_Objective_. Reproduce the data exactly and drop any pictures it holds.
* * *
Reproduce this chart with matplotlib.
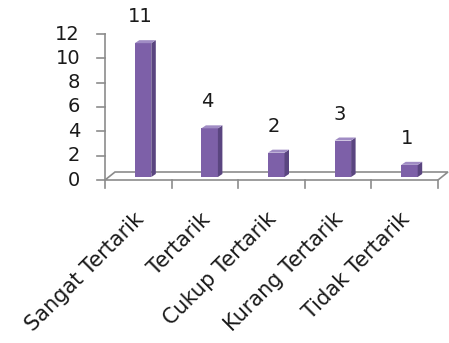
import matplotlib
matplotlib.use("Agg")
import matplotlib.pyplot as plt
from matplotlib.patches import Polygon

categories = ["Sangat Tertarik", "Tertarik", "Cukup Tertarik", "Kurang Tertarik", "Tidak Tertarik"]
values = [11, 4, 2, 3, 1]
yticks = [0, 2, 4, 6, 8, 10, 12]

W, H = 449, 343
fig = plt.figure(figsize=(W / 100, H / 100), dpi=100)
# axes box in pixels: x 105..438, y 34..180 (from top)
L, R, T, B = 105, 438, 34, 180
ax = fig.add_axes([L / W, (H - B) / H, (R - L) / W, (B - T) / H])
ax.set_xlim(0, len(categories))
ax.set_ylim(0, 12)
ax.axis("off")

px = (R - L) / len(categories)   # px per x unit
py = (B - T) / 12.0               # px per y unit
def dx(p): return p / px
def dy(p): return p / py

font = ["DejaVu Sans"]
fs = 14
gray = "#8c8c8c"
txt = "#1a1a1a"
front_c = "#7d60a8"
side_c = "#5a4580"
top_c = "#a08cc4"

# floor
floor = Polygon([(0, 0), (5, 0), (5 + dx(10), dy(8)), (dx(10), dy(8))],
                closed=True, facecolor="white", edgecolor=gray, lw=1.2, clip_on=False, zorder=1)
ax.add_patch(floor)
# y axis
ax.plot([0, 0], [0, 12], color=gray, lw=1.2, clip_on=False, zorder=2)
for t in yticks:
    ax.plot([-dx(8), 0], [t, t], color=gray, lw=1.2, clip_on=False, zorder=2)
    ax.text(-dx(25), t, str(t), ha="right", va="center", fontsize=fs,
            family=font, color=txt)
# x ticks
for i in range(len(categories) + 1):
    ax.plot([i, i], [0, -dy(8)], color=gray, lw=1.2, clip_on=False, zorder=2)

# bars
for i, v in enumerate(values):
    c = i + 0.5
    x0 = c - dx(3.5)
    x1 = c + dx(13)
    y0 = dy(3)
    y1 = y0 + v
    sx, sy = dx(4.5), dy(3)
    ax.add_patch(Polygon([(x0, y0), (x1, y0), (x1, y1), (x0, y1)], closed=True,
                         facecolor=front_c, edgecolor="none", clip_on=False, zorder=3))
    ax.add_patch(Polygon([(x1, y0), (x1 + sx, y0 + sy), (x1 + sx, y1 + sy), (x1, y1)], closed=True,
                         facecolor=side_c, edgecolor="none", clip_on=False, zorder=3))
    ax.add_patch(Polygon([(x0, y1), (x1, y1), (x1 + sx, y1 + sy), (x0 + sx, y1 + sy)], closed=True,
                         facecolor=top_c, edgecolor="none", clip_on=False, zorder=3))
    ax.text(c + dx(2), y1 + dy(17), str(v), ha="center", va="bottom", fontsize=fs,
            family=font, color=txt)

# category labels
for i, name in enumerate(categories):
    c = i + 0.5
    ax.text(c - dx(5), -dy(29), name, ha="right", va="top", rotation=45,
            rotation_mode="anchor", fontsize=15, family=font, color=txt)

fig.savefig("out.png", dpi=100, facecolor="white")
* * *
_Full solution_.
Reproduce this chart with matplotlib.
import matplotlib
matplotlib.use("Agg")
import matplotlib.pyplot as plt
from matplotlib.patches import Polygon

categories = ["Sangat Tertarik", "Tertarik", "Cukup Tertarik", "Kurang Tertarik", "Tidak Tertarik"]
values = [11, 4, 2, 3, 1]
yticks = [0, 2, 4, 6, 8, 10, 12]

W, H = 449, 343
fig = plt.figure(figsize=(W / 100, H / 100), dpi=100)
# axes box in pixels: x 105..438, y 34..180 (from top)
L, R, T, B = 105, 438, 34, 180
ax = fig.add_axes([L / W, (H - B) / H, (R - L) / W, (B - T) / H])
ax.set_xlim(0, len(categories))
ax.set_ylim(0, 12)
ax.axis("off")

px = (R - L) / len(categories)   # px per x unit
py = (B - T) / 12.0               # px per y unit
def dx(p): return p / px
def dy(p): return p / py

font = ["DejaVu Sans"]
fs = 14
gray = "#8c8c8c"
txt = "#1a1a1a"
front_c = "#7d60a8"
side_c = "#5a4580"
top_c = "#a08cc4"

# floor
floor = Polygon([(0, 0), (5, 0), (5 + dx(10), dy(8)), (dx(10), dy(8))],
                closed=True, facecolor="white", edgecolor=gray, lw=1.2, clip_on=False, zorder=1)
ax.add_patch(floor)
# y axis
ax.plot([0, 0], [0, 12], color=gray, lw=1.2, clip_on=False, zorder=2)
for t in yticks:
    ax.plot([-dx(8), 0], [t, t], color=gray, lw=1.2, clip_on=False, zorder=2)
    ax.text(-dx(25), t, str(t), ha="right", va="center", fontsize=fs,
            family=font, color=txt)
# x ticks
for i in range(len(categories) + 1):
    ax.plot([i, i], [0, -dy(8)], color=gray, lw=1.2, clip_on=False, zorder=2)

# bars
for i, v in enumerate(values):
    c = i + 0.5
    x0 = c - dx(3.5)
    x1 = c + dx(13)
    y0 = dy(3)
    y1 = y0 + v
    sx, sy = dx(4.5), dy(3)
    ax.add_patch(Polygon([(x0, y0), (x1, y0), (x1, y1), (x0, y1)], closed=True,
                         facecolor=front_c, edgecolor="none", clip_on=False, zorder=3))
    ax.add_patch(Polygon([(x1, y0), (x1 + sx, y0 + sy), (x1 + sx, y1 + sy), (x1, y1)], closed=True,
                         facecolor=side_c, edgecolor="none", clip_on=False, zorder=3))
    ax.add_patch(Polygon([(x0, y1), (x1, y1), (x1 + sx, y1 + sy), (x0 + sx, y1 + sy)], closed=True,
                         facecolor=top_c, edgecolor="none", clip_on=False, zorder=3))
    ax.text(c + dx(2), y1 + dy(17), str(v), ha="center", va="bottom", fontsize=fs,
            family=font, color=txt)

# category labels
for i, name in enumerate(categories):
    c = i + 0.5
    ax.text(c - dx(5), -dy(29), name, ha="right", va="top", rotation=45,
            rotation_mode="anchor", fontsize=15, family=font, color=txt)

fig.savefig("out.png", dpi=100, facecolor="white")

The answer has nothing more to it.